Cos’è a muoverci tutti quanti se non la sete d’Infinito? È il desiderio di essere amati e amare senza confini, senza limiti, di un amore puro e limpido, il vero motore dell’esistenza. È in questo orizzonte che visse san Rafael Arnaiz Barón, giovane spagnolo morto a 27 anni nel 1938. Nato a Burgos nel 1911, Rafael, amante della vita, era un ottimo studente e destinato a un futuro di successo. Ma a muoversi dentro di lui c’era il senso di una fede radicata e una spiritualità che alimentava con la preghiera, l’adorazione eucaristica, i gesti di penitenza. Fu grazie allo zio Leopoldo che trovò la propria strada: a 21 anni, dopo aver letto la biografia di un trappista fatta pubblicare proprio dal parente, Rafael decise di partecipare agli esercizi spirituali in una trappa. Ne nacque un percorso che all’inizio del 1934 lo portò a entrare nella trappa di San Isidro di Dueñas.

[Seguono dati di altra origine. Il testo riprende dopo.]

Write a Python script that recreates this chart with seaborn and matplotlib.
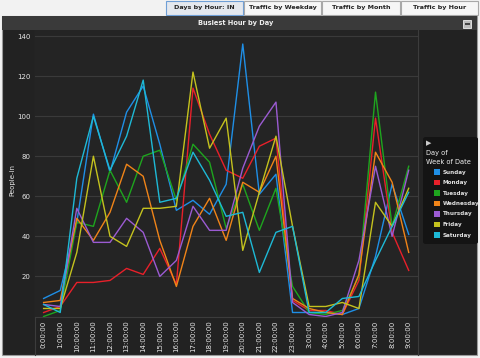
import matplotlib
matplotlib.use("Agg")
import matplotlib.pyplot as plt
from matplotlib.patches import Rectangle, FancyBboxPatch
import seaborn as sns
import pandas as pd

hours = ["0:00:00", "1:00:00", "10:00:00", "11:00:00", "12:00:00", "13:00:00",
         "14:00:00", "15:00:00", "16:00:00", "17:00:00", "18:00:00", "19:00:00",
         "20:00:00", "21:00:00", "22:00:00", "23:00:00", "3:00:00", "4:00:00",
         "5:00:00", "6:00:00", "7:00:00", "8:00:00", "9:00:00"]

days = ["Sunday", "Monday", "Tuesday", "Wednesday", "Thursday", "Friday", "Saturday"]

sunday = [9, 13, 47, 101, 72, 102, 115, 86, 53, 58, 51, 66, 136, 61, 71, 2, 2, 2, 1, 4, 30, 66, 41]
monday = [2, 5, 17, 17, 18, 24, 21, 34, 16, 114, 91, 73, 69, 85, 89, 8, 3, 3, 1, 18, 99, 42, 23]
tuesday = [0, 3, 47, 45, 73, 57, 80, 83, 58, 86, 77, 44, 66, 43, 64, 15, 2, 1, 3, 20, 112, 45, 75]
wednesday = [7, 8, 49, 38, 52, 76, 70, 38, 15, 45, 59, 38, 67, 62, 80, 9, 4, 2, 1, 21, 82, 67, 32]
thursday = [6, 5, 54, 37, 37, 49, 42, 20, 28, 55, 43, 43, 74, 95, 107, 7, 1, 0, 2, 28, 75, 40, 73]
friday = [4, 4, 32, 80, 40, 35, 54, 54, 55, 122, 84, 99, 33, 62, 90, 45, 5, 5, 7, 4, 57, 45, 64]
saturday = [6, 2, 69, 100, 73, 90, 118, 57, 59, 82, 68, 50, 52, 22, 42, 45, 2, 2, 9, 10, 28, 45, 62]

colors = ["#1f8fe6", "#e8202a", "#1ea51e", "#f08418", "#9b5bd2", "#c4c21e", "#1eb9d6"]

tabs = ["Days by Hour: IN", "Traffic by Weekday", "Traffic by Month", "Traffic by Hour"]

series = [sunday, monday, tuesday, wednesday, thursday, friday, saturday]
rows = []
for d, vals in zip(days, series):
    for i, v in enumerate(vals):
        rows.append({"pos": i, "hour": hours[i], "value": v, "day": d})
df = pd.DataFrame(rows)

W, H = 480, 358
fig = plt.figure(figsize=(W / 100, H / 100), dpi=100)
fig.patch.set_facecolor("#f2f2f2")

def fx(px):
    return px / W

def fy(py):
    return 1 - py / H

# Tabs
tab_x = [166, 244, 322, 401]
tab_w = [77, 77, 78, 77]
for k, (t, x0, w) in enumerate(zip(tabs, tab_x, tab_w)):
    ec = "#6f9fd6" if k == 0 else "#a8a8a8"
    fc = "#e4e8ee" if k == 0 else "#f6f6f6"
    fig.patches.append(Rectangle((fx(x0), fy(14.5)), fx(w), 13.5 / H,
                                 transform=fig.transFigure, facecolor=fc,
                                 edgecolor=ec, linewidth=0.8, zorder=-2))
    fig.text(fx(x0 + w / 2), fy(7.5), t, ha="center", va="center",
             fontsize=4.6, fontweight="bold", color="#222222")

# Dark panel
fig.patches.append(Rectangle((fx(2), fy(355)), fx(475), (355 - 16) / H,
                             transform=fig.transFigure, facecolor="#222222",
                             edgecolor="#9a9a9a", linewidth=0.8, zorder=-3))
# Title bar
fig.patches.append(Rectangle((fx(2), fy(30)), fx(475), 14 / H,
                             transform=fig.transFigure, facecolor="#3a3a3a",
                             edgecolor="none", zorder=-2))
fig.text(fx(236), fy(23.5), "Busiest Hour by Day", ha="center", va="center",
         fontsize=4.8, fontweight="bold", color="#f0f0f0")
fig.patches.append(Rectangle((fx(463), fy(28)), fx(8), 8 / H,
                             transform=fig.transFigure, facecolor="#bbbbbb",
                             edgecolor="#eeeeee", linewidth=0.6, zorder=-1))
fig.patches.append(Rectangle((fx(464.5), fy(24.5)), fx(5), 1.2 / H,
                             transform=fig.transFigure, facecolor="#444444",
                             edgecolor="none", zorder=-0.5))

# Separators
fig.add_artist(plt.Line2D([fx(418), fx(418)], [fy(355), fy(30)],
                          transform=fig.transFigure, color="#3c3c3c",
                          linewidth=0.8, zorder=-1))
fig.add_artist(plt.Line2D([fx(35), fx(35)], [fy(355), fy(30)],
                          transform=fig.transFigure, color="#3c3c3c",
                          linewidth=0.8, zorder=-1))

ax = fig.add_axes([fx(35), fy(316.5), fx(418 - 35), (316.5 - 30) / H])
ax.set_facecolor("#242424")

sns.lineplot(data=df, x="pos", y="value", hue="day", hue_order=days,
             palette=colors, linewidth=1.0, ax=ax, legend=False, sort=False)

ax.set_xlim(-0.52, 22.56)
ax.set_ylim(0, 143)
ax.set_yticks([20, 40, 60, 80, 100, 120, 140])
ax.set_yticklabels(["20", "40", "60", "80", "100", "120", "140"])
ax.set_xticks(range(len(hours)))
ax.set_xticklabels(hours, rotation=90)
ax.tick_params(axis="both", length=0, colors="#e6e6e6", labelsize=5.0, pad=3)
ax.grid(axis="y", color="#3a3a3a", linewidth=0.8)
ax.grid(axis="x", visible=False)
ax.set_axisbelow(True)
for s in ["top", "right", "left"]:
    ax.spines[s].set_visible(False)
ax.spines["bottom"].set_color("#3c3c3c")
ax.spines["bottom"].set_linewidth(0.8)
ax.set_xlabel("")
ax.set_ylabel("")
fig.text(fx(12), fy(180), "People-in", rotation=90, ha="center", va="center",
         fontsize=5.0, color="#e6e6e6")

# Legend box
fig.patches.append(FancyBboxPatch((fx(423), fy(244)), fx(55), (244 - 137) / H,
                                  boxstyle="round,pad=0,rounding_size=0.006",
                                  transform=fig.transFigure, facecolor="#141414",
                                  edgecolor="none"))
fig.text(fx(426), fy(143), "\u25B6", ha="left", va="center", fontsize=5,
         color="#cccccc")
fig.text(fx(426), fy(153), "Day of", ha="left", va="center", fontsize=4.8,
         color="#f0f0f0")
fig.text(fx(426), fy(161.5), "Week of Date", ha="left", va="center", fontsize=4.8,
         color="#f0f0f0")
for k, (d, c) in enumerate(zip(days, colors)):
    yy = 172 + k * 10.5
    fig.patches.append(Rectangle((fx(434), fy(yy + 2.8)), fx(5.5), 5.5 / H,
                                 transform=fig.transFigure, facecolor=c,
                                 edgecolor="none"))
    fig.text(fx(442.5), fy(yy), d, ha="left", va="center", fontsize=4.1,
             fontweight="bold", color="#e0e0e0")

fig.savefig("out.png", dpi=100, facecolor=fig.get_facecolor())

Il primo a ricevere la notizia fu lo zio, ma anche il resto della famiglia, pur sperando in una vita diversa per il giovane, alla fine ne condivise la scelta. Affascinato e rapito dalla vita della trappa, riferiva alla famiglia la profonda gioia provocata da quello stile austero ed essenziale. Pochi mesi dopo però fu colpito dal diabete mellito che lo portò in breve tempo alla morte: aveva trascorso nella trappa appena 19 mesi e 12 giorni. È beato dal 1992 e santo dal 2009.
Altri santi. San Cleto (Anacleto), Papa (I sec.); beato Stanislaw Kubista, martire (1898-1940).
Letture. Romano. At 13,26-33; Sal 2; Gv 14,1-6.
Ambrosiano. At 11,1-18; Sal 66 (67); Gv 7,25-31.
Bizantino. At 10,44-11,10; Gv 8,21-30.